1. a visible mass of condensed water vapor floating in the atmosphere, typically high above the ground.

verb

2. figurative [trans.] make (a matter or mental process) unclear or uncertain; confuse."

This is how the New Oxford American Dictionary defines the term cloud'. The first meaning of the term cloud is pretty straightforward. However, when you add 'computing' to it, you get an approximation of the second definition: something unclear and nebulous.

Over time, enterprises have been dealt a number of IT buzzwords that have mostly promised the moon. Some have delivered, others bit the dust. When it comes to offering technology in a pay-as-you-use services model, IT professionals have heard it all from on-demand computing, to software-as-a-service, to utility computing.

The new buzzword, cloud computing, is currently doing rounds of the market and is creating all sorts of new confusions. Some think it is the next big trend in IT. Others feel it is just utility computing silk-wrapped in a newer term.

It isn't only the buzzword that's causing confusion. With few vendors and almost every analyst defining cloud computing differently, the term has taken on an extremely fuzzy aura. To clear the haze and make some sense of the new concept, read on. We'll try to help figure out what cloud computing really means, how disruptive it is, what are its potential advantages and disadvantages and, most importantly, if enterprises are ready for it.

The Story So Far...

In the more traditional information technology setup of an organization, IT shops vehemently believe in the procure-and-provision approach when they have to deploy a new application, infrastructure or service. The problem of IT not being able to keep up with business demands stems from this conventional approach.

More businesses need to react in Internet time and decrease time-to-market if they want to react to changes in the market and stay ahead of their competitors. But today IT is required to fulfill lengthy approval processes to procure infrastructure. And when infrastructure is approved, it still has to be assigned and prepped.

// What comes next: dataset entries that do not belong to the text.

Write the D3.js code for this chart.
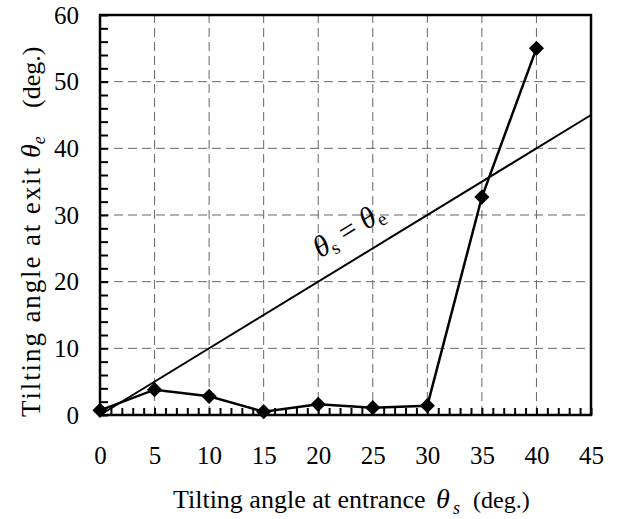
<!DOCTYPE html>
<html>
<head>
<meta charset="utf-8">
<script src="https://cdn.jsdelivr.net/npm/d3@7"></script>
<style>
  body { margin: 0; background: #fff; }
  svg text { font-family: "Liberation Serif", "DejaVu Serif", "Times New Roman", serif; fill: #000; }
</style>
</head>
<body>
<div id="container"></div>
<script>

// measured entrance / exit tilting angles (deg.)
const entranceAngles = [0, 5, 10, 15, 20, 25, 30, 35, 40];
const exitAngles = [0.7, 3.8, 2.8, 0.5, 1.6, 1.1, 1.4, 32.7, 55];

const xTickValues = [0, 5, 10, 15, 20, 25, 30, 35, 40, 45];
const yTickValues = [0, 10, 20, 30, 40, 50, 60];
const equalLine = [0, 45];

function main() {

    const svgWidth = 623;
    const svgHeight = 519;

    const svg = d3.select("#container")
        .append("svg")
        .attr("width", svgWidth)
        .attr("height", svgHeight);

    const xScale = d3.scaleLinear()
        .domain([0, 45])
        .range([100, 591]);

    const yScale = d3.scaleLinear()
        .domain([0, 60])
        .range([415, 15]);

    // dashed grid
    svg.append("g")
        .selectAll("line")
        .data(xTickValues.slice(1, -1))
        .join("line")
        .attr("x1", d => xScale(d))
        .attr("x2", d => xScale(d))
        .attr("y1", yScale(0))
        .attr("y2", yScale(60))
        .attr("stroke", "#666")
        .attr("stroke-width", 1)
        .attr("stroke-dasharray", "9,5");

    svg.append("g")
        .selectAll("line")
        .data(yTickValues.slice(1, -1))
        .join("line")
        .attr("x1", xScale(0))
        .attr("x2", xScale(45))
        .attr("y1", d => yScale(d))
        .attr("y2", d => yScale(d))
        .attr("stroke", "#666")
        .attr("stroke-width", 1)
        .attr("stroke-dasharray", "9,5");

    // inward minor ticks
    const xTicks = svg.append("g")
        .attr("transform", `translate(0,${yScale(0)})`)
        .call(d3.axisBottom(xScale).tickValues(d3.range(0, 46, 1)).tickSize(-7).tickFormat(""));
    const yTicks = svg.append("g")
        .attr("transform", `translate(${xScale(0)},0)`)
        .call(d3.axisLeft(yScale).tickValues(d3.range(0, 61, 2)).tickSize(-8).tickFormat(""));
    [xTicks, yTicks].forEach(g => {
        g.select(".domain").remove();
        g.selectAll("line").attr("stroke", "#000").attr("stroke-width", 2);
    });

    // tick labels
    const xLabels = svg.append("g")
        .attr("transform", `translate(0,${yScale(0)})`)
        .call(d3.axisBottom(xScale).tickValues(xTickValues).tickSize(0).tickPadding(31).tickFormat(d3.format("d")));
    const yLabels = svg.append("g")
        .attr("transform", `translate(${xScale(0)},0)`)
        .call(d3.axisLeft(yScale).tickValues(yTickValues).tickSize(0).tickPadding(21).tickFormat(d3.format("d")));
    [xLabels, yLabels].forEach(g => {
        g.attr("font-family", null);
        g.select(".domain").remove();
        g.selectAll("text")
            .attr("font-size", 25)
            .attr("fill", "#000");
    });

    // frame
    svg.append("rect")
        .attr("x", xScale(0))
        .attr("y", yScale(60))
        .attr("width", xScale(45) - xScale(0))
        .attr("height", yScale(0) - yScale(60))
        .attr("fill", "none")
        .attr("stroke", "#000")
        .attr("stroke-width", 2.5);

    // theta_s = theta_e reference line
    svg.append("path")
        .datum(equalLine)
        .attr("fill", "none")
        .attr("stroke", "#000")
        .attr("stroke-width", 2)
        .attr("d", d3.line()
            .x(d => xScale(d))
            .y(d => yScale(d)));

    const angle = -Math.atan((yScale(0) - yScale(1)) / (xScale(1) - xScale(0))) * 180 / Math.PI;
    const lbl = svg.append("text")
        .attr("transform", `translate(${xScale(23.2)},${yScale(23.2) - 22}) rotate(${angle})`)
        .attr("text-anchor", "middle")
        .attr("font-size", 30);
    lbl.append("tspan").attr("font-style", "italic").text("θ");
    lbl.append("tspan").attr("font-size", 19).attr("dy", 5).text("s");
    lbl.append("tspan").attr("dy", -5).text(" = ");
    lbl.append("tspan").attr("font-style", "italic").text("θ");
    lbl.append("tspan").attr("font-size", 19).attr("dy", 5).text("e");

    // measured series
    const points = entranceAngles.map((x, i) => [x, exitAngles[i]]);

    svg.append("path")
        .datum(points)
        .attr("fill", "none")
        .attr("stroke", "#000")
        .attr("stroke-width", 2.5)
        .attr("d", d3.line()
            .x(d => xScale(d[0]))
            .y(d => yScale(d[1])));

    svg.append("g")
        .selectAll("path")
        .data(points)
        .join("path")
        .attr("d", d3.symbol().type(d3.symbolSquare).size(115))
        .attr("transform", d => `translate(${xScale(d[0])},${yScale(d[1])}) rotate(45)`)
        .attr("fill", "#000");

    // x axis title
    const xTitle = svg.append("text")
        .attr("y", 508)
        .attr("font-size", 26);
    xTitle.append("tspan").attr("x", 173).text("Tilting angle at entrance");
    xTitle.append("tspan").attr("x", 436).attr("font-style", "italic").attr("font-size", 28).text("θ");
    xTitle.append("tspan").attr("x", 453).attr("dy", 6).attr("font-style", "italic").attr("font-size", 18).text("s");
    xTitle.append("tspan").attr("x", 473).attr("dy", -6).attr("font-size", 24).text("(deg.)");

    // y axis title (rotated: x runs upward, so positions are -y)
    const yTitle = svg.append("g")
        .attr("transform", "translate(40,0) rotate(-90)")
        .attr("font-size", 26);
    yTitle.append("text")
        .attr("x", -417)
        .attr("font-size", 27)
        .attr("textLength", 249)
        .attr("lengthAdjust", "spacing")
        .text("Tilting angle at exit");
    const yTheta = yTitle.append("text").attr("x", -158);
    yTheta.append("tspan").attr("font-style", "italic").attr("font-size", 28).text("θ");
    yTheta.append("tspan").attr("font-style", "italic").attr("font-size", 18).attr("dy", 5).text("e");
    yTitle.append("text")
        .attr("x", -108)
        .text("(deg.)");
}

main();
</script>
</body>
</html>
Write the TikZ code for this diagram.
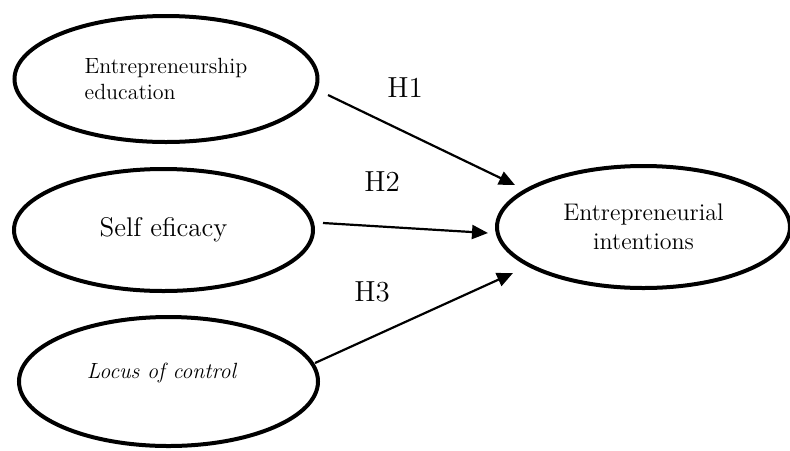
\documentclass[tikz,border=0pt]{standalone}
\usepackage{tikz}
\usetikzlibrary{shapes.geometric,arrows.meta}

\begin{document}
\begin{tikzpicture}
    [
    latent/.style = {ellipse,draw,line width=2pt,inner sep=0pt}
    , arr/.style = {-{Triangle[length=8pt,width=7pt]},line width=1.1pt}
    , hyp/.style = {font=\fontsize{14.5}{17}\selectfont}
    , x=0.5pt, y=-0.5pt
    ]
\useasboundingbox (0,0) rectangle (790,450);

\node[latent,minimum width=151.5pt,minimum height=63pt,align=left,font=\fontsize{11}{13}\selectfont] (edu) at (166,79) {Entrepreneurship\\education};
\node[latent,minimum width=149.5pt,minimum height=61pt,font=\fontsize{13.5}{16}\selectfont] (self) at (163.5,230) {Self eficacy};
\node[latent,minimum width=149.5pt,minimum height=64.5pt] (locus) at (168.5,381.5) {};
\node[font=\fontsize{11}{13}\selectfont\itshape] (locustext) at (161.5,372.5) {Locus of control};

\node[latent,minimum width=146.5pt,minimum height=61pt,align=center,font=\fontsize{12}{14.5}\selectfont] (intent) at (643.5,227) {Entrepreneurial\\intentions};

\draw[arr] ([shift={(162,16)}]edu.center) -- ([shift={(-128.5,-42)}]intent.center);
\draw[arr] ([shift={(159.5,-7)}]self.center) -- ([shift={(-155.5,6)}]intent.center);
\draw[arr] ([shift={(146.5,-18.5)}]locus.center) -- ([shift={(-130.5,46)}]intent.center);

\node[hyp] (h1) at (405,88) {H1};
\node[hyp] (h2) at (382,182) {H2};
\node[hyp] (h3) at (372,292) {H3};
\end{tikzpicture}
\end{document}
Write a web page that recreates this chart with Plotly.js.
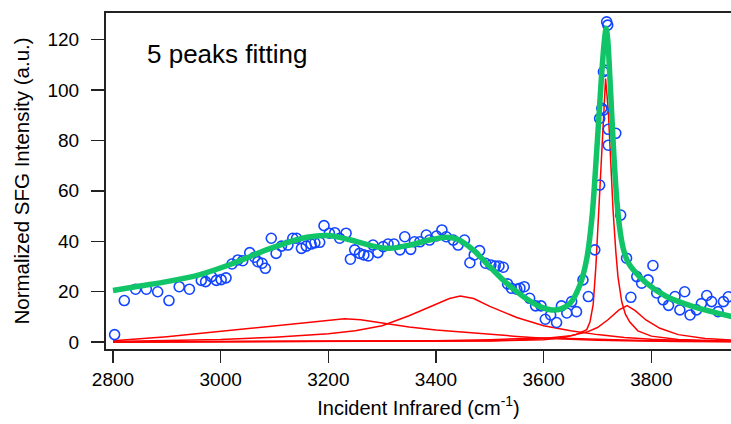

Forrester's principal analyst, James Staten, lays down the three reasons why it is difficult for enterprise IT to respond quickly to the business's dynamic requirements:

Capacity planning is too difficult: determining whether a datacenter can accommodate another service, where it should go, and what moves and what provisioning needs to take place to make room for a new service is time consuming. There's also a lack of good tools in this area. This is the main culprit for long deployment queues in most IT shops.